→ **Requirements**: All of the material should be reproduced exactly, with pictures left out.

##### Records shown

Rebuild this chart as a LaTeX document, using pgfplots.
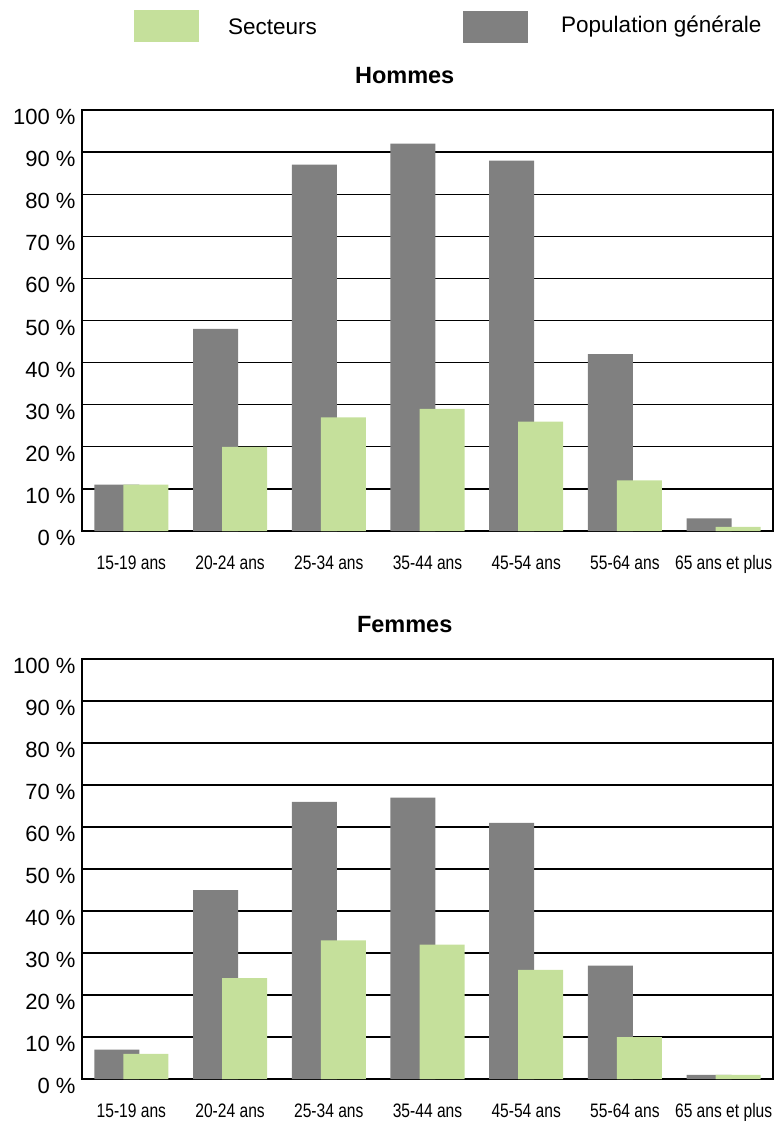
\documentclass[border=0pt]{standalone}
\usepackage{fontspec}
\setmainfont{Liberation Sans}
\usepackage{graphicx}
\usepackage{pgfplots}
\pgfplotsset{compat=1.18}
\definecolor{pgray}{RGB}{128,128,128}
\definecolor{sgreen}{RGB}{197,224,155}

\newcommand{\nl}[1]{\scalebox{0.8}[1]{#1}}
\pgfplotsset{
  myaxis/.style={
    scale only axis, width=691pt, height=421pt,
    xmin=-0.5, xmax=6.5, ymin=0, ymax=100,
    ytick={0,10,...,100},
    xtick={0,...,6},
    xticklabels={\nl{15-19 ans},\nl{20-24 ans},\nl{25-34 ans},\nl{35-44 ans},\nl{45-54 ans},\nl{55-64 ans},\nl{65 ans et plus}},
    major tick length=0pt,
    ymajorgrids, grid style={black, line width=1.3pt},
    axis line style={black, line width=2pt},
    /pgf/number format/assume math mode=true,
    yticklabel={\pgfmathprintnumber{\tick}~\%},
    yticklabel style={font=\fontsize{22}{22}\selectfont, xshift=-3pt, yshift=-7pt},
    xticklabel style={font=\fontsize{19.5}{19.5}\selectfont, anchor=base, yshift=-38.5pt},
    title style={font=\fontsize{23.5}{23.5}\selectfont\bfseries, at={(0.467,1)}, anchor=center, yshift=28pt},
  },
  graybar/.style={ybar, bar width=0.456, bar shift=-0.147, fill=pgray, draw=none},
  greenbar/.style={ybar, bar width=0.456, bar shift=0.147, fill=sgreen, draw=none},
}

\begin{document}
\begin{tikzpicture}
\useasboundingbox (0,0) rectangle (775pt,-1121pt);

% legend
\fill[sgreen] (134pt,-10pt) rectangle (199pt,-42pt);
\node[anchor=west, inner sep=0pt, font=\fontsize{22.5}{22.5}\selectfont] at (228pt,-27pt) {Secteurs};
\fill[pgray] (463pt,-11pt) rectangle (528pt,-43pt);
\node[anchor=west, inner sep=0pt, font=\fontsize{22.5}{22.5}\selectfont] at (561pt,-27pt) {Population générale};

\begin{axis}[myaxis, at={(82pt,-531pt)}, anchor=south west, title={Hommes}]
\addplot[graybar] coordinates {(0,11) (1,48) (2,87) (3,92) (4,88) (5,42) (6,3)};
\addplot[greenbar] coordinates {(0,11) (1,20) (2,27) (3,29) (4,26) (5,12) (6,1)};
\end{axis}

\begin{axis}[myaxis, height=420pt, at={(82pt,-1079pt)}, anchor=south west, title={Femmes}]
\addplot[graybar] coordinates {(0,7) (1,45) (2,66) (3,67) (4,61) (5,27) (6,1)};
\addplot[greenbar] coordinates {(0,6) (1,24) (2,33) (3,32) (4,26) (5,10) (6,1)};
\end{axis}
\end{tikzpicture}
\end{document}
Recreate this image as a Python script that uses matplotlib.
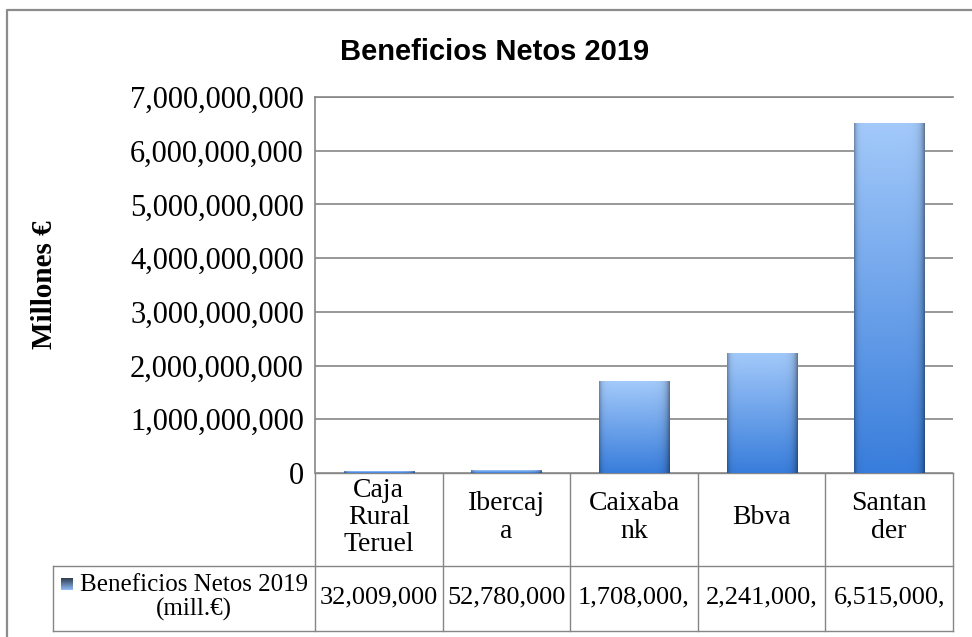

##########

→ **The response**:
Rebuild this chart as a LaTeX document, using pgfplots.
\documentclass[border=0pt]{standalone}
\usepackage{fontspec}
\setmainfont{Liberation Sans}
\usepackage{graphicx}
\usepackage{pgfplots}
\pgfplotsset{compat=1.18}
\definecolor{pgray}{RGB}{128,128,128}
\definecolor{sgreen}{RGB}{197,224,155}

\newcommand{\nl}[1]{\scalebox{0.8}[1]{#1}}
\pgfplotsset{
  myaxis/.style={
    scale only axis, width=691pt, height=421pt,
    xmin=-0.5, xmax=6.5, ymin=0, ymax=100,
    ytick={0,10,...,100},
    xtick={0,...,6},
    xticklabels={\nl{15-19 ans},\nl{20-24 ans},\nl{25-34 ans},\nl{35-44 ans},\nl{45-54 ans},\nl{55-64 ans},\nl{65 ans et plus}},
    major tick length=0pt,
    ymajorgrids, grid style={black, line width=1.3pt},
    axis line style={black, line width=2pt},
    /pgf/number format/assume math mode=true,
    yticklabel={\pgfmathprintnumber{\tick}~\%},
    yticklabel style={font=\fontsize{22}{22}\selectfont, xshift=-3pt, yshift=-7pt},
    xticklabel style={font=\fontsize{19.5}{19.5}\selectfont, anchor=base, yshift=-38.5pt},
    title style={font=\fontsize{23.5}{23.5}\selectfont\bfseries, at={(0.467,1)}, anchor=center, yshift=28pt},
  },
  graybar/.style={ybar, bar width=0.456, bar shift=-0.147, fill=pgray, draw=none},
  greenbar/.style={ybar, bar width=0.456, bar shift=0.147, fill=sgreen, draw=none},
}

\begin{document}
\begin{tikzpicture}
\useasboundingbox (0,0) rectangle (775pt,-1121pt);

% legend
\fill[sgreen] (134pt,-10pt) rectangle (199pt,-42pt);
\node[anchor=west, inner sep=0pt, font=\fontsize{22.5}{22.5}\selectfont] at (228pt,-27pt) {Secteurs};
\fill[pgray] (463pt,-11pt) rectangle (528pt,-43pt);
\node[anchor=west, inner sep=0pt, font=\fontsize{22.5}{22.5}\selectfont] at (561pt,-27pt) {Population générale};

\begin{axis}[myaxis, at={(82pt,-531pt)}, anchor=south west, title={Hommes}]
\addplot[graybar] coordinates {(0,11) (1,48) (2,87) (3,92) (4,88) (5,42) (6,3)};
\addplot[greenbar] coordinates {(0,11) (1,20) (2,27) (3,29) (4,26) (5,12) (6,1)};
\end{axis}

\begin{axis}[myaxis, height=420pt, at={(82pt,-1079pt)}, anchor=south west, title={Femmes}]
\addplot[graybar] coordinates {(0,7) (1,45) (2,66) (3,67) (4,61) (5,27) (6,1)};
\addplot[greenbar] coordinates {(0,6) (1,24) (2,33) (3,32) (4,26) (5,10) (6,1)};
\end{axis}
\end{tikzpicture}
\end{document}
Recreate this image as a Python script that uses matplotlib.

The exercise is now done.